• Brief:
Repeat everything from the first line of the listing below through the line that contains "const width = 1018, height = 589;", exactly. Leave out pictures.

------------------------------------------------

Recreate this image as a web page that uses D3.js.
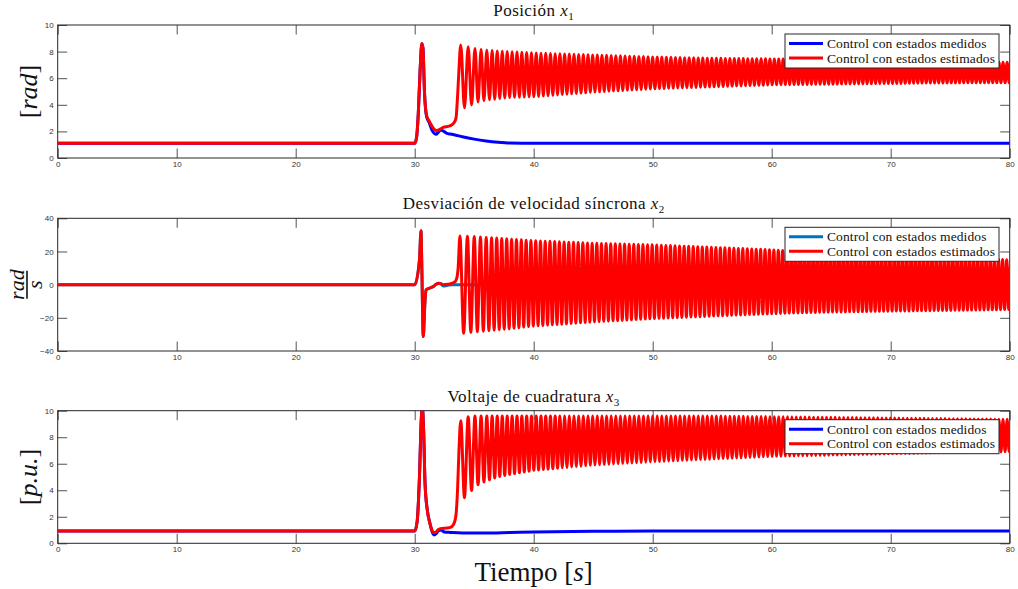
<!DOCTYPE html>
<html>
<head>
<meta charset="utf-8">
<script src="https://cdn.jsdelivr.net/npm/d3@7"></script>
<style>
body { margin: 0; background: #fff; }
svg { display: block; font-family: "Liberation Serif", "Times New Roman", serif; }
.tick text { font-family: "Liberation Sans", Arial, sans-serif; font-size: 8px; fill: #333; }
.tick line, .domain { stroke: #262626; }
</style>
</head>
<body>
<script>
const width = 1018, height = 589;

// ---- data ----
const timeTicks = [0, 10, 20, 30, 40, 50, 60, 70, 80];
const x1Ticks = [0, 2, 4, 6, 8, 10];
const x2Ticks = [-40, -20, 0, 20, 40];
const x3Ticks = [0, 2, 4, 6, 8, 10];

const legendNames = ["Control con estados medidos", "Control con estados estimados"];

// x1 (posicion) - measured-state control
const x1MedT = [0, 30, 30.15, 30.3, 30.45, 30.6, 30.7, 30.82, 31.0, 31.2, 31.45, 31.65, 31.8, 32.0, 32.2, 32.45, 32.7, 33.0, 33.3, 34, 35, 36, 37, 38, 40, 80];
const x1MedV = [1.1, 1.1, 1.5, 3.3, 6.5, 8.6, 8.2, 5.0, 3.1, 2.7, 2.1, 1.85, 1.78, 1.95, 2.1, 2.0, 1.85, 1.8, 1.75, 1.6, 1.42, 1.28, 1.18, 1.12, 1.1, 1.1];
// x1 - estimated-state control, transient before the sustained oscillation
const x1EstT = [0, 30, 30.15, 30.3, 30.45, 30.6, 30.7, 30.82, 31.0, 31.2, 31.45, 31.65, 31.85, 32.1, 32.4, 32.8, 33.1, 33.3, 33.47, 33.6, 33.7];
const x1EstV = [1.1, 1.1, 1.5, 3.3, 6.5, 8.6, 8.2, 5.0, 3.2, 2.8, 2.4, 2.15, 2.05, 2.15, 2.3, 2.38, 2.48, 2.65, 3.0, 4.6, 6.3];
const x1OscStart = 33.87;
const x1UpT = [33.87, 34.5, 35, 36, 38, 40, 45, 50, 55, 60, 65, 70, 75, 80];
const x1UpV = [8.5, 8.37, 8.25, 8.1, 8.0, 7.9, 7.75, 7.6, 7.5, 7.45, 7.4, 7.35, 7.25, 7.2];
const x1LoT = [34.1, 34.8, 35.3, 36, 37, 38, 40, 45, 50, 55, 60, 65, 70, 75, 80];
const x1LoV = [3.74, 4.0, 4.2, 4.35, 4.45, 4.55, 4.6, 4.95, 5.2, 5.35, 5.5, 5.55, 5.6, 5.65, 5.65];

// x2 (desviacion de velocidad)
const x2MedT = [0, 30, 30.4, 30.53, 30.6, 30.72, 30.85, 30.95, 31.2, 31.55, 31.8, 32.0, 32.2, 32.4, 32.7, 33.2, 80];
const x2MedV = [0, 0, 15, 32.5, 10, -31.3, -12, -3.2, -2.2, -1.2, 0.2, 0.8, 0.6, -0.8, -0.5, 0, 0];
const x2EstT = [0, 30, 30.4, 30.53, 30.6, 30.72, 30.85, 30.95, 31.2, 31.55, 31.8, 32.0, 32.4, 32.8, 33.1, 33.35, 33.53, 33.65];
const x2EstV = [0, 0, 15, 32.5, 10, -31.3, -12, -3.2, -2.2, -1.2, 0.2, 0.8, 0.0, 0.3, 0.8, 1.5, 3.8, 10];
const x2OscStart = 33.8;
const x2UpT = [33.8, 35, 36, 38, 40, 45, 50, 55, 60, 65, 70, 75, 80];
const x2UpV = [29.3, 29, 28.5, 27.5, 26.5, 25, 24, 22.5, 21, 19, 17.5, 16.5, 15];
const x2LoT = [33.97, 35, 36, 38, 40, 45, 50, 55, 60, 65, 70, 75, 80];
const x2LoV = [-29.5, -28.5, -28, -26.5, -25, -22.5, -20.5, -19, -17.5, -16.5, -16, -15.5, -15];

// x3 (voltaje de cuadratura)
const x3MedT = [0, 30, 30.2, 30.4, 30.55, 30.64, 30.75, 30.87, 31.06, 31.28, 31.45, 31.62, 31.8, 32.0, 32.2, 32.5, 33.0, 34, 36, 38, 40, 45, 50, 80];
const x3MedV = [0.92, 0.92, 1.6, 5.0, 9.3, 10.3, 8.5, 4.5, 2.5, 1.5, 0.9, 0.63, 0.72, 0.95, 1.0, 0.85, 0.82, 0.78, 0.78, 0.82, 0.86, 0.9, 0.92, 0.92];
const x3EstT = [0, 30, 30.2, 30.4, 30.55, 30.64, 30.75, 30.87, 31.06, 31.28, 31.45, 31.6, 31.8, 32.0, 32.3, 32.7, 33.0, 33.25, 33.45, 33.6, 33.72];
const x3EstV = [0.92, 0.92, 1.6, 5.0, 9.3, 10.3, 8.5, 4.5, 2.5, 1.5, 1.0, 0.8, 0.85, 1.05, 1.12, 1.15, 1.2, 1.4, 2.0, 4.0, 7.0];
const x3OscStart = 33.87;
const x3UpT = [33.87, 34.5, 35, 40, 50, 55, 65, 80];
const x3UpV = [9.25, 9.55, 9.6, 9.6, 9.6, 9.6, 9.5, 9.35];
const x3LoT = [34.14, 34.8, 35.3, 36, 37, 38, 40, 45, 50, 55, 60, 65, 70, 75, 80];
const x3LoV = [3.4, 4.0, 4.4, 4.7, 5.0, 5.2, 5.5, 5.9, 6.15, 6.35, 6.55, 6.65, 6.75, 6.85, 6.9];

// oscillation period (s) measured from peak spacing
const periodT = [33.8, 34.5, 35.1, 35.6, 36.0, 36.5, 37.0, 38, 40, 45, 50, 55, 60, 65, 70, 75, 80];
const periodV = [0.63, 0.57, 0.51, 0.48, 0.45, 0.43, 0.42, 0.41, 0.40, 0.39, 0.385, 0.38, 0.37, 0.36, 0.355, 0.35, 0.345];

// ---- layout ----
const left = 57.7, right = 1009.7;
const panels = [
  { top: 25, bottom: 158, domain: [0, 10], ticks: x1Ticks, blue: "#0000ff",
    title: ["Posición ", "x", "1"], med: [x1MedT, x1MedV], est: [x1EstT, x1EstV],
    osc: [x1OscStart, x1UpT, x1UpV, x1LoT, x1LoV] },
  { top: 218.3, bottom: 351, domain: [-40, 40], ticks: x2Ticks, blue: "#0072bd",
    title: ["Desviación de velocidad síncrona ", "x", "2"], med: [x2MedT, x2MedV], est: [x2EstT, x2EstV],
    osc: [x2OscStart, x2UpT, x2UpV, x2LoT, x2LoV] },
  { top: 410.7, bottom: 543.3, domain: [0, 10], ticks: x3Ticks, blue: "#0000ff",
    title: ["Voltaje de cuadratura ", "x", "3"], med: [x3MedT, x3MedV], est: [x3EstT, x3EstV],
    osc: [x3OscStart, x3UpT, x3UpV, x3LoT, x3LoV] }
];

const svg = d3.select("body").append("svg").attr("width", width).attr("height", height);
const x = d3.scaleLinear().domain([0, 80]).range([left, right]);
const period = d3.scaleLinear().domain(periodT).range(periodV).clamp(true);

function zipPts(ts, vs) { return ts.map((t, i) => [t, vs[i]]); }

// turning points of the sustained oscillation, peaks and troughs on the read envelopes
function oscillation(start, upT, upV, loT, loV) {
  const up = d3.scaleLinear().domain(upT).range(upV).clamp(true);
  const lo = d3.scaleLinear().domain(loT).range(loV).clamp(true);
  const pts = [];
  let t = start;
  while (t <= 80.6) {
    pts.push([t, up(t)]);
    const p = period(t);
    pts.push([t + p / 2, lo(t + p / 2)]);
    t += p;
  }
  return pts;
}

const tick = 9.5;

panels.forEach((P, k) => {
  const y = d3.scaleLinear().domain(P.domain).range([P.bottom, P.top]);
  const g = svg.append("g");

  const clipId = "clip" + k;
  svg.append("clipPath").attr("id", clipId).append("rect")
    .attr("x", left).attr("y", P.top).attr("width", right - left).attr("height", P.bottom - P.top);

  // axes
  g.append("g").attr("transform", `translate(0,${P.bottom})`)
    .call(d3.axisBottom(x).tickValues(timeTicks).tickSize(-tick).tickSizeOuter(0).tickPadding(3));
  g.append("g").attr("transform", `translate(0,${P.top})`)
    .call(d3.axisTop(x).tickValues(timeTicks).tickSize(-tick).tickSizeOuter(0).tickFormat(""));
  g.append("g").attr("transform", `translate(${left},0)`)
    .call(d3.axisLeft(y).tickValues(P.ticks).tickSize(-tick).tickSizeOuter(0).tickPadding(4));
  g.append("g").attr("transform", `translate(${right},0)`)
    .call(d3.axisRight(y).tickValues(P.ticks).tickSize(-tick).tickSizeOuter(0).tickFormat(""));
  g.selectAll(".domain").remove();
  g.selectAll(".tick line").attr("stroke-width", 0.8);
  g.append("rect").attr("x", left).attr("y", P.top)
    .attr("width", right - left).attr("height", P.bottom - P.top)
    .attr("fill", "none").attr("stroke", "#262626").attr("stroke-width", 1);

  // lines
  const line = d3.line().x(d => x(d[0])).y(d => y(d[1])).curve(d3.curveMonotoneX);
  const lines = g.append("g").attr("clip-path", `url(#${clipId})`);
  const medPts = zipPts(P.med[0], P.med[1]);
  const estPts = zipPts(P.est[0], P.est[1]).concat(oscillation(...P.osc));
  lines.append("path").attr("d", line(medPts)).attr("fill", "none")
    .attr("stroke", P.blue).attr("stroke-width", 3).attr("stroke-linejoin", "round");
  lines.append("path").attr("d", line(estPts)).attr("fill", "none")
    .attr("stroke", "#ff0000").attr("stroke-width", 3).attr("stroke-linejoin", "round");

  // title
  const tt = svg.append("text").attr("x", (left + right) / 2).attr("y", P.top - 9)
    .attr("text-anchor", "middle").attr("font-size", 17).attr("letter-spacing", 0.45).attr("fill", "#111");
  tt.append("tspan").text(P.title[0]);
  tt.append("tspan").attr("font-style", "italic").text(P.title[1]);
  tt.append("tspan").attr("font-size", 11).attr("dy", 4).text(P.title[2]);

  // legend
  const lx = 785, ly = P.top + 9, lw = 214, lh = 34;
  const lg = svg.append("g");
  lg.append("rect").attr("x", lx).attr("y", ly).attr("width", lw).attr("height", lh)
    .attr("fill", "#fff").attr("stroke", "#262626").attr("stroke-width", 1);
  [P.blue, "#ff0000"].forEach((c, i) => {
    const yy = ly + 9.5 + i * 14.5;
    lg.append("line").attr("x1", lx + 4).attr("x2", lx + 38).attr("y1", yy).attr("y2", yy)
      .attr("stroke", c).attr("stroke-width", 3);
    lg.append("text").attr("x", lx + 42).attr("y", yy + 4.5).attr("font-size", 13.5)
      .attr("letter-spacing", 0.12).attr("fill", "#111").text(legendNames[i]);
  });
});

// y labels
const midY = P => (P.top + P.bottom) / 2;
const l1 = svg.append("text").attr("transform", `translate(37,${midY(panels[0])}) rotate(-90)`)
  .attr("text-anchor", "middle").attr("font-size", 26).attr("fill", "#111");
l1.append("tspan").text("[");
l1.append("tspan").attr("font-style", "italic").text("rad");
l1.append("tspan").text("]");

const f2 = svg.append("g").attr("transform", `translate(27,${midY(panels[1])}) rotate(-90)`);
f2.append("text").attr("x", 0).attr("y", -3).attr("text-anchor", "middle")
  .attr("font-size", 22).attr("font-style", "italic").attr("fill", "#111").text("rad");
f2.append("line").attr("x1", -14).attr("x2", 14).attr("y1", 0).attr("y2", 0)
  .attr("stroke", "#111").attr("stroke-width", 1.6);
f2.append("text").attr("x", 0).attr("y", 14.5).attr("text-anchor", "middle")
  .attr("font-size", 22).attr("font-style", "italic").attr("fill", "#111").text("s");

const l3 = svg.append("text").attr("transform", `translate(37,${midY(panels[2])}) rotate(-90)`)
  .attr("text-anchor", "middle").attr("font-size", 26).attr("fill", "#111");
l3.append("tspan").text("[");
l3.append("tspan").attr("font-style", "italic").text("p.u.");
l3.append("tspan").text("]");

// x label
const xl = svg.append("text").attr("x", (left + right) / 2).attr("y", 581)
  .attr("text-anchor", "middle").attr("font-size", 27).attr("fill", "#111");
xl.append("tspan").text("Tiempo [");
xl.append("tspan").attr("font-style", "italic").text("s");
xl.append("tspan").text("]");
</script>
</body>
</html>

------------------------------------------------

• Full solution:
Recreate this image as a web page that uses D3.js.
<!DOCTYPE html>
<html>
<head>
<meta charset="utf-8">
<script src="https://cdn.jsdelivr.net/npm/d3@7"></script>
<style>
body { margin: 0; background: #fff; }
svg { display: block; font-family: "Liberation Serif", "Times New Roman", serif; }
.tick text { font-family: "Liberation Sans", Arial, sans-serif; font-size: 8px; fill: #333; }
.tick line, .domain { stroke: #262626; }
</style>
</head>
<body>
<script>
const width = 1018, height = 589;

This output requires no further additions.